Devem os alunos preparar-se
de tal modo para uma ativa participação na vida social, que, munidos dos
necessários e oportunos meios, sejam capazes de inserir-se ativamente nos
diversos agrupamentos da comunidade humana, se abram ao diálogo com os outros e
se esforcem de boa vontade por cooperar diligentemente no bem comum (cf GE, 1).
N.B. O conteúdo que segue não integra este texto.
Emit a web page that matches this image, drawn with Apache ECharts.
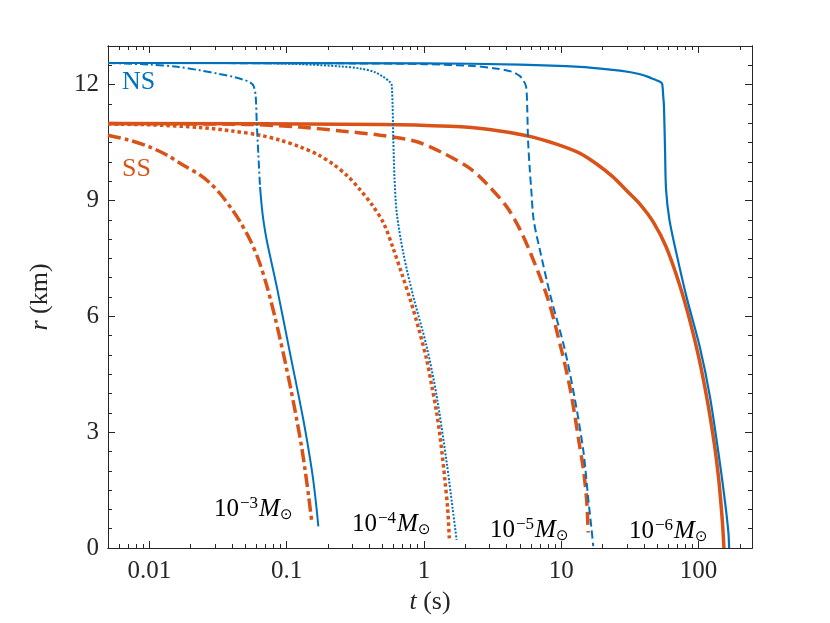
<!DOCTYPE html>
<html><head><meta charset="utf-8">
<script src="https://cdn.jsdelivr.net/npm/echarts@6/dist/echarts.min.js"></script>
<style>html,body{margin:0;padding:0;background:#fff}#c{width:830px;height:623px}</style>
</head><body><div id="c"></div>
<script>
// ---- data (t in s, r in km) ----
const xMajorTicks = [0.01, 0.1, 1, 10, 100];
const xMinorTicks = [0.006,0.007,0.008,0.009,0.02,0.03,0.04,0.05,0.06,0.07,0.08,0.09,0.2,0.3,0.4,0.5,0.6,0.7,0.8,0.9,2,3,4,5,6,7,8,9,20,30,40,50,60,70,80,90,200];
const yMajorTicks = [0, 3, 6, 9, 12];
const yMinorTicks = [0.5,1,1.5,2,2.5,3.5,4,4.5,5,5.5,6.5,7,7.5,8,8.5,9.5,10,10.5,11,11.5,12.5];

const ns3a = [[0.005,12.56],[0.01,12.52],[0.016,12.46],[0.0234,12.37],[0.032,12.28],[0.041,12.2],[0.048,12.13],[0.054,12.06],[0.0575,11.96],[0.0595,11.7],[0.0606,10.99],[0.0622,10.2],[0.064,9.35]];
const ns3b = [[0.064,9.35],[0.0659,8.84],[0.0677,8.49],[0.0716,7.97],[0.0847,6.77],[0.1059,5.04],[0.1323,3.32],[0.1524,2.03],[0.162,1.3],[0.1702,0.56]];
const ss3 = [[0.005,10.69],[0.007,10.57],[0.01,10.39],[0.0135,10.17],[0.0177,9.91],[0.0234,9.66],[0.0277,9.45],[0.0327,9.18],[0.0409,8.72],[0.0458,8.45],[0.0541,7.98],[0.0626,7.45],[0.0716,6.8],[0.0826,5.95],[0.0946,5.04],[0.1068,4.15],[0.1185,3.32],[0.1285,2.62],[0.1361,2.03],[0.1445,1.35],[0.1523,0.69]];
const ns4 = [[0.005,12.56],[0.05,12.56],[0.125,12.53],[0.25,12.47],[0.342,12.42],[0.44,12.32],[0.506,12.2],[0.56,12.08],[0.583,11.98],[0.598,10.6],[0.61,9.6],[0.634,8.67],[0.708,7.63],[0.837,6.51],[1.048,5.21],[1.24,3.92],[1.466,2.2],[1.62,1.0],[1.73,0.21]];
const ss4 = [[0.005,10.98],[0.01,10.96],[0.0234,10.89],[0.04,10.8],[0.064,10.69],[0.09,10.56],[0.125,10.39],[0.17,10.18],[0.22,9.93],[0.28,9.62],[0.342,9.28],[0.42,8.88],[0.51,8.4],[0.598,7.75],[0.69,7.1],[0.792,6.45],[0.92,5.65],[1.048,4.87],[1.14,4.2],[1.24,3.49],[1.33,2.7],[1.42,1.77],[1.49,1.0],[1.53,0.25]];
const ns5 = [[0.005,12.56],[0.3,12.55],[1,12.53],[2.3,12.48],[3.3,12.42],[4.4,12.33],[5.0,12.22],[5.3,12.11],[5.55,11.94],[5.65,11.4],[5.73,10.56],[5.9,9.8],[6.05,9.27],[6.3,8.49],[7.08,7.63],[8.37,6.51],[10.5,5.21],[12.5,3.9],[14.5,2.5],[15.7,1.3],[16.6,0.5],[17.1,0.05]];
const ss5 = [[0.005,10.99],[0.05,10.97],[0.125,10.9],[0.25,10.8],[0.48,10.69],[0.89,10.52],[1.39,10.22],[2.16,9.83],[2.85,9.44],[4.0,8.84],[5.0,8.25],[6.0,7.62],[8.0,6.45],[10.0,5.15],[11.5,4.2],[12.6,3.4],[13.5,2.72],[14.5,2.03],[15.3,1.25],[15.7,0.4]];
const ns6 = [[0.005,12.56],[1,12.55],[5,12.52],[13.7,12.46],[23.8,12.38],[32,12.32],[37.5,12.27],[43,12.2],[48,12.13],[52,12.08],[54.2,12.03],[55.3,11.7],[56,11.42],[57,10.3],[58,9.27],[61.4,8.49],[69,7.63],[81.6,6.51],[102,5.21],[121,3.92],[143,2.2],[157,1.1],[165,0.39],[167,0]];
const ss6 = [[0.005,10.99],[0.5,10.97],[1.55,10.92],[3,10.84],[5.73,10.67],[9,10.47],[13.7,10.22],[18,9.95],[23.8,9.61],[30,9.25],[37.5,8.9],[46.6,8.45],[58,7.8],[73,6.8],[87,5.85],[100,4.96],[112,4.1],[122,3.35],[132,2.55],[140,1.8],[146,1.1],[150,0.55],[153,0]];

// ---- styling ----
const BLUE = '#0072BD', ORANGE = '#D95319', AX = '#262626';
const FONT = 'Liberation Serif, Times New Roman, Tinos, serif';
const XMIN = 0.005, XMAX = 245;

function xAx(pos, ticks, len, withLabels) {
  return {
    type: 'log', logBase: 10, min: XMIN, max: XMAX, position: pos, gridIndex: 0,
    axisLine: { show: true, onZero: false, lineStyle: { color: AX, width: 1 } },
    axisTick: { show: true, inside: true, length: len, customValues: ticks, lineStyle: { color: AX, width: 1 } },
    axisLabel: withLabels ? { show: true, customValues: ticks, margin: 11, color: AX, fontFamily: FONT, fontSize: 25,
                 formatter: v => String(v) } : { show: false },
    minorTick: { show: false }, splitLine: { show: false },
    name: withLabels ? '{i|t} (s)' : '', nameLocation: 'middle', nameGap: 38,
    nameTextStyle: { color: AX, fontFamily: FONT, fontSize: 26, rich: { i: { fontStyle: 'italic', fontFamily: FONT, fontSize: 26, color: AX } } }
  };
}
function yAx(pos, ticks, len, withLabels) {
  return {
    type: 'value', min: 0, max: 13, position: pos, gridIndex: 0,
    axisLine: { show: true, onZero: false, lineStyle: { color: AX, width: 1 } },
    axisTick: { show: true, inside: true, length: len, customValues: ticks, lineStyle: { color: AX, width: 1 } },
    axisLabel: withLabels ? { show: true, customValues: ticks, margin: 9, color: AX, fontFamily: FONT, fontSize: 25 } : { show: false },
    splitLine: { show: false },
    name: withLabels ? '{i|r} (km)' : '', nameLocation: 'middle', nameGap: 55,
    nameTextStyle: { color: AX, fontFamily: FONT, fontSize: 26, rich: { i: { fontStyle: 'italic', fontFamily: FONT, fontSize: 26, color: AX } } }
  };
}
function line(data, color, width, dash) {
  return { type: 'line', data: data, xAxisIndex: 0, yAxisIndex: 0, showSymbol: false, symbol: 'none', silent: true,
           smooth: 0.3, lineStyle: { color: color, width: width, type: dash || 'solid', cap: 'butt' }, animation: false, z: color === BLUE ? 3 : 2 };
}

const massRich = {
  n: { fontFamily: FONT, fontSize: 25, color: '#000' },
  s: { fontFamily: FONT, fontSize: 17, color: '#000', verticalAlign: 'top', padding: [0,1,12,1] },
  m: { fontFamily: FONT, fontSize: 25, fontStyle: 'italic', color: '#000' },
  o: { fontFamily: '"DejaVu Sans",sans-serif', fontSize: 15, color: '#000', padding: [12,0,0,0] }
};
function massText(x, y, exp) {
  return { type: 'text', x: x, y: y, z: 10,
    style: { text: '{n|10}{s|−' + exp + '}{m|M}{o|⊙}', rich: massRich, textVerticalAlign: 'bottom', textAlign: 'left' } };
}

const chart = echarts.init(document.getElementById('c'), null, { renderer: 'canvas' });
chart.setOption({
  backgroundColor: '#fff',
  animation: false,
  grid: { left: 108, right: 78, top: 46, bottom: 75, containLabel: false },
  xAxis: [ xAx('bottom', xMajorTicks, 7, true), xAx('bottom', xMinorTicks, 4, false),
           xAx('top', xMajorTicks, 7, false), xAx('top', xMinorTicks, 4, false) ],
  yAxis: [ yAx('left', yMajorTicks, 7, true), yAx('left', yMinorTicks, 4, false),
           yAx('right', yMajorTicks, 7, false), yAx('right', yMinorTicks, 4, false) ],
  series: [
    line(ss3, ORANGE, 3.5, [13, 4, 4, 4]),
    line(ss4, ORANGE, 3.5, [3.5, 3]),
    line(ss5, ORANGE, 3.5, [13, 6]),
    line(ss6, ORANGE, 3.5, 'solid'),
    line(ns3a, BLUE, 2, [8, 3, 2, 3]),
    line(ns3b, BLUE, 2, 'solid'),
    line(ns4, BLUE, 2, [2, 1.6]),
    line(ns5, BLUE, 2, [8, 4]),
    line(ns6, BLUE, 2.2, 'solid')
  ],
  graphic: [
    { type: 'text', x: 122, y: 82, style: { text: 'NS', fill: BLUE, fontFamily: FONT, fontSize: 26, textVerticalAlign: 'middle' } },
    { type: 'text', x: 122, y: 169, style: { text: 'SS', fill: ORANGE, fontFamily: FONT, fontSize: 26, textVerticalAlign: 'middle' } },
    massText(214, 524, '3'),
    massText(352, 539, '4'),
    massText(490, 545, '5'),
    massText(629, 546, '6')
  ]
});
</script></body></html>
É, pois, imperioso atender-se cuidadosamente à educação cívica e
política, hoje tão necessária à população e sobretudo aos jovens, para que
todos os cidadãos possam participar na vida da comunidade política (cf GS, 75).
***
É a educação vista nos
seus fundamentos, nas suas finalidades e objetivos, nos seus elementos constitutivos
primordiais; é a democratização da educação e o estilo dialogal como sua marca;
é a afirmação da sua utilidade social e política.
Enfim, sem a educação,
como se pode ser cidadão de corpo inteiro ou plasmar-se o perfil do homem de Deus?